Hoy tocaba madrugar para acercarnos a Nikkó, unas dos horas al norte de Tokyo, en una zona montañosa declarada parque natural y patrimonio de la humanidad por la UNESCO.
Como las posibilidades de ir a un sitio concreto son varias ya que existen muchas compañías de ferrocarril, diferentes combinaciones y mucha frecuencia de paso, hay que preparar los trayectos con antelación para tener claro el tren y la hora, si nos sirve el pase JR (imprescindible), y si hay que reservar asiento. 


En nuestro caso iremos hasta la estación de Tokyo para subirnos allí al Shinkashen, el famoso tren bala que nos dejará tras unos cincuenta minutos en la estación de Utsunomiya. Allí realizamos un transbordo a un cercanías de la Nikko líne que nos llevara hasta la estación final de Nikkó.


Así escrito parece fácil, pero antes hemos utilizado una aplicación llamada Hyperdia que nos da un montón de alternativas en horarios, transbordos y precios. Y es que el ferrocarril en Japón no tiene nada que ver con nuestra Renfe o nuestros Ferrocatas, ni en frecuencia ni en limpieza ni en eficiencia.
Antes de partir, en la misma estación compramos unos bentos, las típicas cajas con comida para llevar que aquí usa todo el mundo, y que resultarán una buena elección, como comprobaremos luego.

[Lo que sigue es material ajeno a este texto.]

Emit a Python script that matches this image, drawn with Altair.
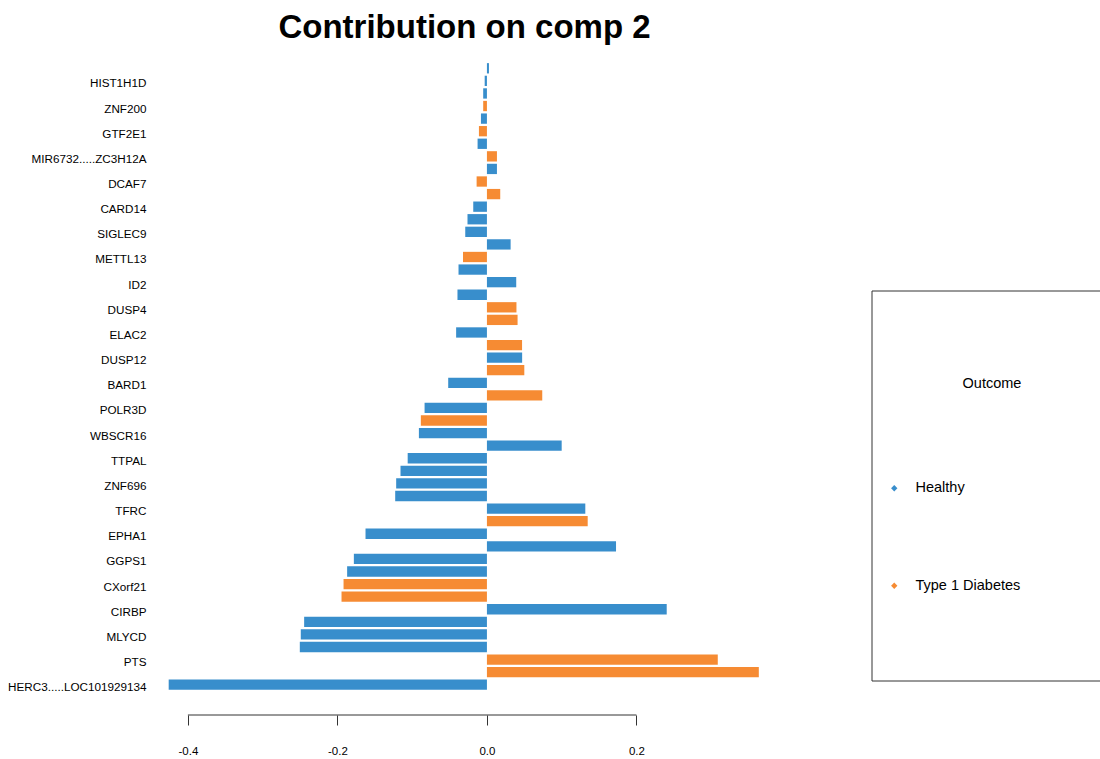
import json
import altair as alt
import pandas as pd

# Loadings on component 2, ordered from top (smallest |loading|) to bottom (largest)
loadings = [
    0.0027, -0.003, -0.005, -0.005, -0.008, -0.0107, -0.0125, 0.0134, 0.0134, -0.0138,
    0.0178, -0.0183, -0.026, -0.029, 0.0317, -0.032, -0.038, 0.0392, -0.0394, 0.0395,
    0.041, -0.0412, 0.047, 0.0471, 0.050, -0.0518, 0.074, -0.0834, -0.0884, -0.091,
    0.100, -0.106, -0.1156, -0.1214, -0.1227, 0.1316, 0.1348, -0.1624, 0.1727, -0.178,
    -0.187, -0.1918, -0.1945, 0.2405, -0.2445, -0.249, -0.2503, 0.3088, 0.3637, -0.4257,
]
# H = Healthy, T = Type 1 Diabetes
group_codes = [
    "H", "H", "H", "T", "H", "T", "H", "T", "H", "T",
    "T", "H", "H", "H", "H", "T", "H", "H", "H", "T",
    "T", "H", "T", "H", "T", "H", "T", "H", "T", "H",
    "H", "H", "H", "H", "H", "H", "T", "H", "H", "H",
    "H", "T", "T", "H", "H", "H", "H", "T", "T", "H",
]
# Labels shown on the axis (every second bar, from the top)
shown_labels = [
    "HIST1H1D", "ZNF200", "GTF2E1", "MIR6732.....ZC3H12A", "DCAF7", "CARD14",
    "SIGLEC9", "METTL13", "ID2", "DUSP4", "ELAC2", "DUSP12", "BARD1", "POLR3D",
    "WBSCR16", "TTPAL", "ZNF696", "TFRC", "EPHA1", "GGPS1", "CXorf21", "CIRBP",
    "MLYCD", "PTS", "HERC3.....LOC101929134",
]
group_names = {"H": "Healthy", "T": "Type 1 Diabetes"}
group_colors = ["#388ECC", "#F68B33"]
x_ticks = [-0.4, -0.2, 0.0, 0.2]

n = len(loadings)
axis_labels = []
k = 0
for i in range(n):
    if i % 2 == 1:
        axis_labels.append(shown_labels[k])
        k += 1
    else:
        axis_labels.append("")

df = pd.DataFrame({
    "rank": list(range(1, n + 1)),
    "loading": loadings,
    "group": [group_names[c] for c in group_codes],
})

W, H = 613, 629
LEFT, TOP = 158, 62
FONT = "Liberation Sans"

label_expr = json.dumps(axis_labels) + "[datum.value - 1]"

bars = alt.Chart(df).mark_bar().encode(
    y=alt.Y("rank:O", sort="ascending", title=None,
            scale=alt.Scale(paddingInner=0.18, paddingOuter=0.09),
            axis=alt.Axis(labelExpr=label_expr, domain=False, ticks=False,
                          labelPadding=12, labelFontSize=11.7, labelColor="#000000",
                          labelFont=FONT, grid=False, labelOffset=2.5)),
    x=alt.X("loading:Q", title=None,
            scale=alt.Scale(domain=[-0.44, 0.38], nice=False, zero=False),
            axis=alt.Axis(values=x_ticks,
                          labelExpr="(datum.value < 0 ? '-' : '') + format(abs(datum.value), '.1f')",
                          offset=24, domain=False,
                          tickSize=10, tickColor="#333333", tickWidth=1,
                          labelPadding=20, labelFontSize=11.5, labelColor="#000000",
                          labelFont=FONT, grid=False, labelFlush=False)),
    color=alt.Color("group:N",
                    scale=alt.Scale(domain=list(group_names.values()), range=group_colors),
                    legend=alt.Legend(title=None, orient="none", legendX=729, legendY=419,
                                      symbolType="diamond", symbolSize=40,
                                      symbolStrokeWidth=0, labelFontSize=14.5,
                                      labelFont=FONT, labelColor="#000000",
                                      labelOffset=14, rowPadding=82.5, padding=0)),
)

axis_line = alt.Chart(pd.DataFrame({"a": [x_ticks[0]], "b": [x_ticks[-1]]})).mark_rule(
    color="#333333", strokeWidth=1
).encode(x="a:Q", x2="b:Q", y=alt.value(H + 24))

legend_box = alt.Chart(pd.DataFrame({"k": [0]})).mark_rect(
    fill="white", fillOpacity=0, stroke="#333333", strokeWidth=1
).encode(
    x=alt.value(872 - LEFT), x2=alt.value(1115 - LEFT),
    y=alt.value(291 - TOP), y2=alt.value(681 - TOP),
)

legend_title = alt.Chart(pd.DataFrame({"t": ["Outcome"]})).mark_text(
    font=FONT, fontSize=14.5, color="#000000", align="center", baseline="middle"
).encode(text="t:N", x=alt.value(992 - LEFT), y=alt.value(384 - TOP))

chart = alt.layer(legend_box, bars, axis_line, legend_title).properties(
    width=W, height=H,
    title=alt.TitleParams("Contribution on comp 2", fontSize=33, font=FONT,
                          fontWeight="bold", color="#000000", anchor="middle",
                          frame="group", offset=17),
    autosize=alt.AutoSizeParams(type="none"),
    padding={"left": LEFT, "top": TOP, "right": 1100 - LEFT - W, "bottom": 759 - TOP - H},
).configure(font=FONT, background="white").configure_view(strokeWidth=0)

chart.save("out.html", embed_options={"renderer": "svg", "actions": False})
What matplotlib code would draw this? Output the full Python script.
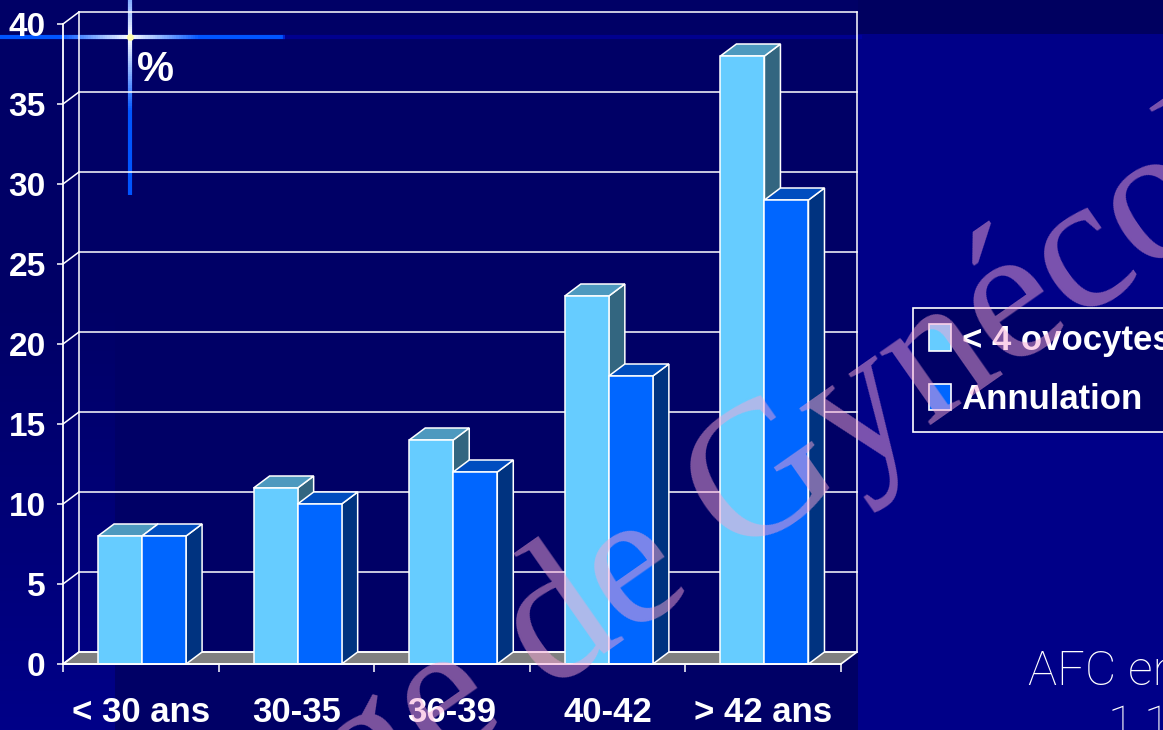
import matplotlib
matplotlib.use('Agg')

import numpy as np
import matplotlib.pyplot as plt
from matplotlib.patches import Polygon, Rectangle, Patch
from matplotlib.colors import LinearSegmentedColormap

plt.rcParams['font.family'] = ['Liberation Sans', 'DejaVu Sans']

categories = ['< 30 ans', '30-35', '36-39', '40-42', '> 42 ans']
series_names = ['< 4 ovocytes', 'Annulation']
ovocytes = [8, 11, 14, 23, 38]
annulation = [8, 10, 12, 18, 29]
yticks = [0, 5, 10, 15, 20, 25, 30, 35, 40]

W, H = 1163, 730
NAVY = '#000066'
FRONT = ['#66CCFF', '#0066FF']
TOP = ['#4D99BF', '#004DBF']
SIDE = ['#336680', '#003380']


def run():
    fig = plt.figure(figsize=(W / 100, H / 100), dpi=100)
    fig.patch.set_facecolor('#000088')

    # slide background, in pixel units
    bg = fig.add_axes([0, 0, 1, 1], zorder=-10)
    bg.add_patch(Rectangle((0, 0), 858, H, color=NAVY, lw=0))
    bg.add_patch(Rectangle((858, 0), W - 858, 34, color='#000060', lw=0))
    grad = np.linspace(0, 1, 256)[:, None]
    bg.imshow(grad, extent=(0, 115, H, 300), aspect='auto', zorder=1,
              cmap=LinearSegmentedColormap.from_list('strip', [NAVY, '#000088']))
    bg.set_xlim(0, W)
    bg.set_ylim(H, 0)
    bg.axis('off')

    # glowing cross
    bg.plot([0, 285], [37, 37], color='#0055FF', lw=3, solid_capstyle='butt', zorder=2)
    bg.plot([285, 860], [37, 37], color='#0000AA', lw=3, alpha=0.6, zorder=2)
    xs = np.linspace(60, 200, 60)
    for x0, x1 in zip(xs[:-1], xs[1:]):
        a = max(0, 1 - abs((x0 + x1) / 2 - 130) / 70)
        bg.plot([x0, x1], [37, 37], color='white', lw=3, alpha=a, solid_capstyle='butt', zorder=3)
    bg.plot([130, 130], [0, 195], color='#0055FF', lw=3, solid_capstyle='butt', zorder=2)
    ys = np.linspace(0, 110, 50)
    for y0, y1 in zip(ys[:-1], ys[1:]):
        a = max(0, 1 - abs((y0 + y1) / 2 - 37) / 75)
        bg.plot([130, 130], [y0, y1], color='white', lw=3, alpha=a, solid_capstyle='butt', zorder=3)
    bg.plot([130], [37], marker='o', ms=5, color='#FFFFAA', mec='none', zorder=4)

    # chart: front plane 63..841 px, value 0..40 at 664..24 px
    ax = fig.add_axes([63 / W, (H - 664) / H, 778 / W, 640 / H])
    ax.set_xlim(0, 5)
    ax.set_ylim(0, 40)
    ax.patch.set_alpha(0)
    dx = 16 / 778 * 5
    dy = 12 / 640 * 40
    lc = 'white'

    # floor
    ax.add_patch(Polygon([(0, 0), (5, 0), (5 + dx, dy), (dx, dy)], closed=True,
                         facecolor='#808080', edgecolor=lc, lw=1.2, clip_on=False, zorder=1))
    # back wall and grid
    for v in yticks:
        ax.plot([dx, 5 + dx], [v + dy, v + dy], color=lc, lw=1.1, clip_on=False, zorder=1)
        ax.plot([0, dx], [v, v + dy], color=lc, lw=1.1, clip_on=False, zorder=1)
    ax.plot([dx, dx], [dy, 40 + dy], color=lc, lw=1.1, clip_on=False, zorder=1)
    ax.plot([5 + dx, 5 + dx], [dy, 40 + dy], color=lc, lw=1.1, clip_on=False, zorder=1)

    # 3D bars
    w = 0.283
    for i in range(len(categories)):
        for j, vals in enumerate([ovocytes, annulation]):
            v = vals[i]
            x0 = i + 0.508 - w + j * w
            kw = dict(edgecolor=lc, lw=1.1, clip_on=False, zorder=3 + i * 2 + j, joinstyle='miter')
            ax.add_patch(Polygon([(x0 + w, 0), (x0 + w + dx, dy), (x0 + w + dx, v + dy), (x0 + w, v)],
                                 facecolor=SIDE[j], **kw))
            ax.add_patch(Polygon([(x0, v), (x0 + w, v), (x0 + w + dx, v + dy), (x0 + dx, v + dy)],
                                 facecolor=TOP[j], **kw))
            ax.add_patch(Rectangle((x0, 0), w, v, facecolor=FRONT[j], **kw))

    for s in ['top', 'right']:
        ax.spines[s].set_visible(False)
    for s in ['left', 'bottom']:
        ax.spines[s].set_color(lc)
        ax.spines[s].set_linewidth(1.3)
        ax.spines[s].set_zorder(20)
    ax.set_yticks(yticks)
    ax.set_yticklabels([str(t) for t in yticks])
    ax.tick_params(axis='y', colors='white', length=4.5, width=1.1, pad=8,
                   labelsize=24)
    ax.set_xticks(np.arange(len(categories)) + 0.5)
    ax.set_xticklabels(categories)
    ax.set_xticks(np.arange(len(categories) + 1), minor=True)
    ax.tick_params(axis='x', which='major', length=0, pad=23, colors='white', labelsize=25)
    ax.tick_params(axis='x', which='minor', length=6, width=1.1, color='white')
    for lab in ax.get_xticklabels() + ax.get_yticklabels():
        lab.set_fontweight('bold')

    fig.text(137 / W, 1 - 81 / H, '%', color='white', fontsize=30, fontweight='bold')

    handles = [Patch(facecolor=FRONT[k], edgecolor='white', lw=1.2) for k in range(2)]
    leg = fig.legend(handles, series_names, loc='upper left',
                     bbox_to_anchor=(913 / W, 1 - 308 / H), borderaxespad=0,
                     prop=dict(weight='bold', size=25), frameon=True, fancybox=False,
                     facecolor=NAVY, edgecolor='white', framealpha=1,
                     handlelength=0.65, handleheight=0.78, handletextpad=0.3,
                     borderpad=0.45, labelspacing=0.76)
    leg.get_frame().set_linewidth(1.2)
    for t in leg.get_texts():
        t.set_color('white')

    fig.text(1028 / W, 1 - 685 / H, 'AFC en', color='white', fontsize=35,
             family=['Roboto', 'DejaVu Sans'], fontweight='light')
    fig.text(1108 / W, 1 - 740 / H, '1.1', color='white', fontsize=35,
             family=['Roboto', 'DejaVu Sans'], fontweight='light')

    # watermark
    fig.text(20 / W, 1 - 1062 / H, 'Collège de Gynécologie', color='#F6A6D6', alpha=0.5,
             fontsize=138, family=['Liberation Serif', 'DejaVu Serif'], rotation=35,
             rotation_mode='anchor', ha='left', va='baseline', zorder=30)

    return fig


def main():
    fig = run()
    fig.savefig('out.png', dpi=100, facecolor=fig.get_facecolor())


if __name__ == '__main__':
    main()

Tras un viaje sin incidentes llegamos al pueblo de Nikkó, que debemos de atravesar para llegar a la zona de los templos. El paisaje no tiene nada que ver con la planicie de Tokyo. Estamos en una zona montañosa, llena de bosques frondosos y muy verde y húmeda. Además el día acompaña y no amenaza lluvia.
El parque comienza en la confluencia de dos ríos, justo donde se encuentra el famoso puente de Shinkyo, un icono que no nos resistimos a fotografiar.



A partir de aquí comienza la subida y la visita a los templos que se encuentran dispersos entre un inmenso bosque de cedros inmensos. Suponemos que un día de diario el lugar puede invitar al recogimiento, pero hoy al ser sábado hay una gran cantidad de visitantes que por suerte son silencios y respetuosos.


El santuario principal se llama Toshogu, e impresiona por la riqueza de las construcciones, las tallas de madera y los caminos de entrada.


De todas formas, al igual que en nuestros santuarios y monasterios, aquí también llega el mercantilismo, y los monjes se dedican a vender medallitas, amuletos y cobrar entradas.
Entre las cosas curiosas que vemos hay un relieve tallado en madera con los tres famosos monos del no ver, no oír y no hablar del budismo.


También llama la atención que conviven sin problemas santuarios sintoístas con templos budistas, cuyas diferencias queremos estudiar para comprender mejor tanto las religiones como las culturas que las arropan.






Damos buena cuenta de nuestros bentos, y los acompañamos a modo de postre con un mochi, un pastelito de arroz relleno en nuestro casó de te verde. El tacto y el sabor son sorprendentes de entrada, pero muy agradable. Repetiremos.


Volvemos a Tokyo sin contratiempos, salvo que adelantamos la hora de regreso y eso nos obliga a usar un vagón sin asientos reservados en el Shinkashen. 
Ahora toca recoger el equipaje, porque mañana nos vamos a Kyoto, la antigua capital de japon durante unos mil años y donde esperamos poder ver alguna geisha.